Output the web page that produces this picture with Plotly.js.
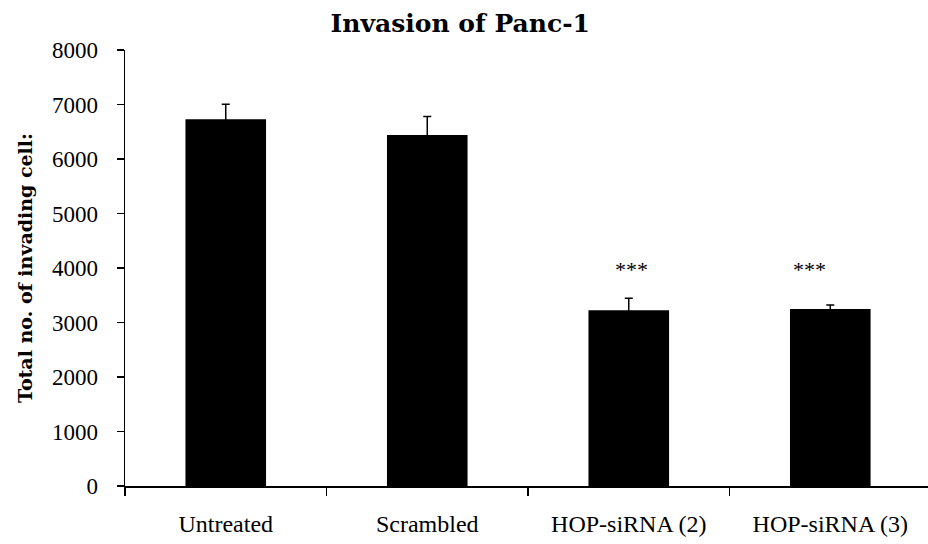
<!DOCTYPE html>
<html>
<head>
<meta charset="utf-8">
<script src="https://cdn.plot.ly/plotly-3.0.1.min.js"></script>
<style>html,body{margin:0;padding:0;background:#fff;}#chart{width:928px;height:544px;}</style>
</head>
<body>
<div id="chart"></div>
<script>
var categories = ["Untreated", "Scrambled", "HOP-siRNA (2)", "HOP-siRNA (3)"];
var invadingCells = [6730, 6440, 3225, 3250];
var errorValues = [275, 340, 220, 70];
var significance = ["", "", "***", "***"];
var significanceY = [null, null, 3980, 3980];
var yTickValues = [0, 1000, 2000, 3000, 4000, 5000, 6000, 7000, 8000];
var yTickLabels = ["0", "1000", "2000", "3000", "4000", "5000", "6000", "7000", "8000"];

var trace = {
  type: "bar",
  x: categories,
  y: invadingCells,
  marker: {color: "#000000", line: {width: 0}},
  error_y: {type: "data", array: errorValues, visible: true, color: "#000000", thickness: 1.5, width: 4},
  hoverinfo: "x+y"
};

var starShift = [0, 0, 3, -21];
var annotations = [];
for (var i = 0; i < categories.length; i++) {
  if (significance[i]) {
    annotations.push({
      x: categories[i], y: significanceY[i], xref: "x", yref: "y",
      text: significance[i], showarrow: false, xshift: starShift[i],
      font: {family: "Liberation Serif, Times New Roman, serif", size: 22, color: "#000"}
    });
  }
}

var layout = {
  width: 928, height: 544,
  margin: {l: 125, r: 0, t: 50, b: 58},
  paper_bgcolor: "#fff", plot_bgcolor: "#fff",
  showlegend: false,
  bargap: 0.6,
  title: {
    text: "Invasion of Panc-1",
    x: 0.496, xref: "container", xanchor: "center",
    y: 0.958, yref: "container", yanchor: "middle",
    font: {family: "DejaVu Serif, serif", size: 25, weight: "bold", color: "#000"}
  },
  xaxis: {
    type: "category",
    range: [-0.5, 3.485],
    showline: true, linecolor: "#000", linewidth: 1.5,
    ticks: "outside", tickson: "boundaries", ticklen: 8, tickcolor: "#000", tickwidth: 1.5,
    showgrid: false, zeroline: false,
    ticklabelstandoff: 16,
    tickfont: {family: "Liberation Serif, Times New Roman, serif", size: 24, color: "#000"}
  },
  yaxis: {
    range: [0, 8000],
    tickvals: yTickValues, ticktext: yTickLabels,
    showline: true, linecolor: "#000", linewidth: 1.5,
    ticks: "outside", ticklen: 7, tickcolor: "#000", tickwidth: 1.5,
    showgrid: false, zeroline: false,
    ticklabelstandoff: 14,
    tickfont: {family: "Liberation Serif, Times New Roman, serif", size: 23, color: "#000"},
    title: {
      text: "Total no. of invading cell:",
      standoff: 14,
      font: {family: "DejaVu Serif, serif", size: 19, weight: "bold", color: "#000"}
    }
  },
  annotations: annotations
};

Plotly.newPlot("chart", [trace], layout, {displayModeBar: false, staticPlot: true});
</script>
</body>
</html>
== == ==
The listing above needs to be output again exactly. Don't include the pictures.

◆ Task output:
Output the web page that produces this picture with Plotly.js.
<!DOCTYPE html>
<html>
<head>
<meta charset="utf-8">
<script src="https://cdn.plot.ly/plotly-3.0.1.min.js"></script>
<style>html,body{margin:0;padding:0;background:#fff;}#chart{width:928px;height:544px;}</style>
</head>
<body>
<div id="chart"></div>
<script>
var categories = ["Untreated", "Scrambled", "HOP-siRNA (2)", "HOP-siRNA (3)"];
var invadingCells = [6730, 6440, 3225, 3250];
var errorValues = [275, 340, 220, 70];
var significance = ["", "", "***", "***"];
var significanceY = [null, null, 3980, 3980];
var yTickValues = [0, 1000, 2000, 3000, 4000, 5000, 6000, 7000, 8000];
var yTickLabels = ["0", "1000", "2000", "3000", "4000", "5000", "6000", "7000", "8000"];

var trace = {
  type: "bar",
  x: categories,
  y: invadingCells,
  marker: {color: "#000000", line: {width: 0}},
  error_y: {type: "data", array: errorValues, visible: true, color: "#000000", thickness: 1.5, width: 4},
  hoverinfo: "x+y"
};

var starShift = [0, 0, 3, -21];
var annotations = [];
for (var i = 0; i < categories.length; i++) {
  if (significance[i]) {
    annotations.push({
      x: categories[i], y: significanceY[i], xref: "x", yref: "y",
      text: significance[i], showarrow: false, xshift: starShift[i],
      font: {family: "Liberation Serif, Times New Roman, serif", size: 22, color: "#000"}
    });
  }
}

var layout = {
  width: 928, height: 544,
  margin: {l: 125, r: 0, t: 50, b: 58},
  paper_bgcolor: "#fff", plot_bgcolor: "#fff",
  showlegend: false,
  bargap: 0.6,
  title: {
    text: "Invasion of Panc-1",
    x: 0.496, xref: "container", xanchor: "center",
    y: 0.958, yref: "container", yanchor: "middle",
    font: {family: "DejaVu Serif, serif", size: 25, weight: "bold", color: "#000"}
  },
  xaxis: {
    type: "category",
    range: [-0.5, 3.485],
    showline: true, linecolor: "#000", linewidth: 1.5,
    ticks: "outside", tickson: "boundaries", ticklen: 8, tickcolor: "#000", tickwidth: 1.5,
    showgrid: false, zeroline: false,
    ticklabelstandoff: 16,
    tickfont: {family: "Liberation Serif, Times New Roman, serif", size: 24, color: "#000"}
  },
  yaxis: {
    range: [0, 8000],
    tickvals: yTickValues, ticktext: yTickLabels,
    showline: true, linecolor: "#000", linewidth: 1.5,
    ticks: "outside", ticklen: 7, tickcolor: "#000", tickwidth: 1.5,
    showgrid: false, zeroline: false,
    ticklabelstandoff: 14,
    tickfont: {family: "Liberation Serif, Times New Roman, serif", size: 23, color: "#000"},
    title: {
      text: "Total no. of invading cell:",
      standoff: 14,
      font: {family: "DejaVu Serif, serif", size: 19, weight: "bold", color: "#000"}
    }
  },
  annotations: annotations
};

Plotly.newPlot("chart", [trace], layout, {displayModeBar: false, staticPlot: true});
</script>
</body>
</html>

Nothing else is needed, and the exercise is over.